Jay Markwalter, executive director of GACVB, speaks highly of Visit Savannah’s effort in driving the project to completion. “When we learned of Visit Savannah’s initiative to connect Savannah’s heritage back to its Irish roots, we wanted to be sure to recognize their efforts. The new Travelblazer Award was the ideal way for our tourism community to say, “job well-done.””
The Dunbrody Famine Ship Experience is a walk-through living history museum demonstrating what the long and arduous journey across the Atlantic would have been like for those escaping the mid-nineteenth century potato famine in Ireland. The Savannah Landing Point addition immerses the visitor in what would have been waiting for the ship’s passengers as they disembarked in Savannah to begin their new lives. Data compiled by the Center for Irish Research & Teaching at Georgia Southern University indicates that as much as sixty percent of Savannah’s Irish community traces its ancestry to County Wexford.
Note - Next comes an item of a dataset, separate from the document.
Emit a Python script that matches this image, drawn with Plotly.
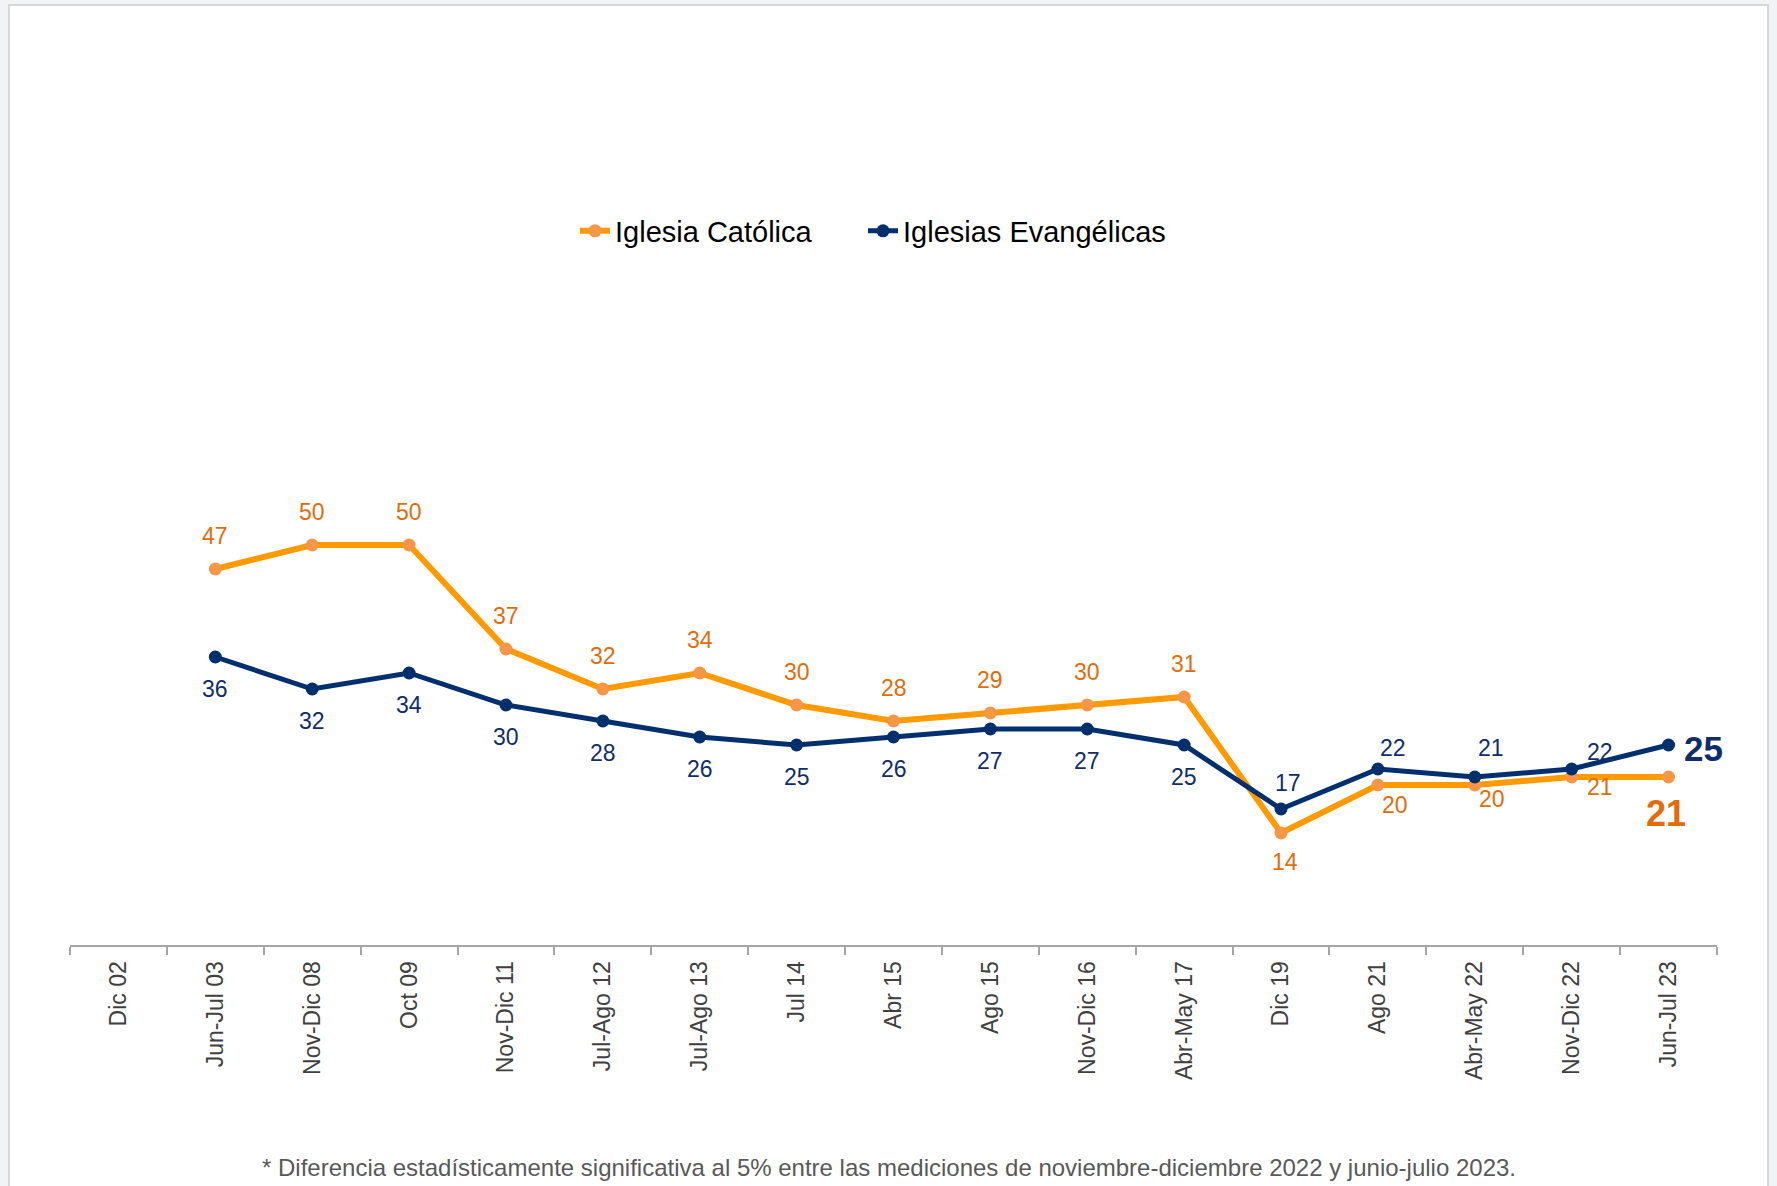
import plotly.graph_objects as go

categories = ["Dic 02", "Jun-Jul 03", "Nov-Dic 08", "Oct 09", "Nov-Dic 11", "Jul-Ago 12",
              "Jul-Ago 13", "Jul 14", "Abr 15", "Ago 15", "Nov-Dic 16", "Abr-May 17",
              "Dic 19", "Ago 21", "Abr-May 22", "Nov-Dic 22", "Jun-Jul 23"]
catolica = [None, 47, 50, 50, 37, 32, 34, 30, 28, 29, 30, 31, 14, 20, 20, 21, 21]
evangelicas = [None, 36, 32, 34, 30, 28, 26, 25, 26, 27, 27, 25, 17, 22, 21, 22, 25]

series_names = ["Iglesia Católica", "Iglesias Evangélicas"]
footnote = ("* Diferencia estadísticamente significativa al 5% entre las mediciones de "
            "noviembre-diciembre 2022 y junio-julio 2023.")

# label offsets (style only): (xshift, yshift) per point
cat_off = [None] + [(0, 33)] * 11 + [(4, -29), (17, -20), (17, -14), (28, -10), (-3, -36)]
eva_off = [None] + [(0, -32)] * 11 + [(7, 26), (15, 21), (16, 29), (28, 17), (35, -3)]

ORANGE_LINE = "#FF9A00"
ORANGE_MARK = "#F79646"
ORANGE_TEXT = "#E36C09"
NAVY = "#002F6E"
NAVY_TEXT = "#0F2D6B"
FONT = "Liberation Sans, Arial"

W, H = 1777, 1186
L, R, T, B = 70, 60, 145, 241
pw, ph = W - L - R, H - T - B

fig = go.Figure()
fig.add_trace(go.Scatter(
    x=categories, y=catolica, name=series_names[0], mode="lines+markers",
    line=dict(color=ORANGE_LINE, width=6),
    marker=dict(color=ORANGE_MARK, size=13), legend="legend",
))
fig.add_trace(go.Scatter(
    x=categories, y=evangelicas, name=series_names[1], mode="lines+markers",
    line=dict(color=NAVY, width=5),
    marker=dict(color=NAVY, size=13), legend="legend2",
))

last = len(categories) - 1
for i, (c, v) in enumerate(zip(categories, catolica)):
    if v is None:
        continue
    xs, ys = cat_off[i]
    big = i == last
    fig.add_annotation(x=c, y=v, text=str(v), showarrow=False, xshift=xs, yshift=ys,
                       font=dict(family=FONT, size=36 if big else 23,
                                 color=ORANGE_TEXT, weight="bold" if big else "normal"))
for i, (c, v) in enumerate(zip(categories, evangelicas)):
    if v is None:
        continue
    xs, ys = eva_off[i]
    big = i == last
    fig.add_annotation(x=c, y=v, text=str(v), showarrow=False, xshift=xs, yshift=ys,
                       font=dict(family=FONT, size=35 if big else 23,
                                 color=NAVY_TEXT, weight="bold" if big else "normal"))

fig.add_annotation(x=(889 - L) / pw, y=(H - B - 1167) / ph, xref="paper", yref="paper",
                   xanchor="center", yanchor="middle",
                   text=footnote, showarrow=False,
                   font=dict(family=FONT, size=24, color="#595959"))

# white panel with border
fig.add_shape(type="rect", xref="paper", yref="paper", layer="below",
              x0=(9 - L) / pw, x1=(1768 - L) / pw,
              y0=(H - B - 1200) / ph, y1=(H - B - 5) / ph,
              fillcolor="white", line=dict(color="#D5D7DA", width=2))

leg_common = dict(orientation="h", yanchor="middle", xanchor="left",
                  y=(H - B - 231) / ph, font=dict(size=29, color="#000000"),
                  bgcolor="rgba(0,0,0,0)")

fig.update_layout(
    width=W, height=H,
    margin=dict(l=L, r=R, t=T, b=B),
    paper_bgcolor="#F2F3F5",
    plot_bgcolor="rgba(0,0,0,0)",
    font=dict(family=FONT, color="#000000"),
    showlegend=True,
    legend=dict(x=(575 - L) / pw, **leg_common),
    legend2=dict(x=(863 - L) / pw, **leg_common),
    xaxis=dict(type="category", range=[-0.5, len(categories) - 0.5],
               showline=True, linecolor="#A6A6A6", linewidth=2,
               ticks="outside", tickson="boundaries", ticklen=8,
               tickcolor="#A6A6A6", tickwidth=2, ticklabelstandoff=5,
               tickangle=-90, showgrid=False, zeroline=False,
               tickfont=dict(size=23, color="#404040")),
    yaxis=dict(range=[0, 100], visible=False, showgrid=False, zeroline=False),
)

fig.write_html(
    "out.html",
    config={"displayModeBar": False},
    post_script="document.body.style.margin='0';document.body.style.overflow='hidden';"
                "document.body.style.background='#F2F3F5';",
)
A 2017 economic development trip to Ireland to inspiration for the Savannah partners—including Visit Savannah, the Savannah Economic Development Authority, the Savannah/Hilton Head International Airport, and Bonitz of Georgia—who saw an opportunity to increase Savannah’s presence in the area where many of its current residents have cultural roots. Between 2017 and 2019, the Savannah partners collaborated to match a government grant to the Dunbrody museum and create the Savannah Landing Point experience as a means of strengthening the bond between the two cities. Around 75,000 visitors tour the Dunbrody Famine Ship each year.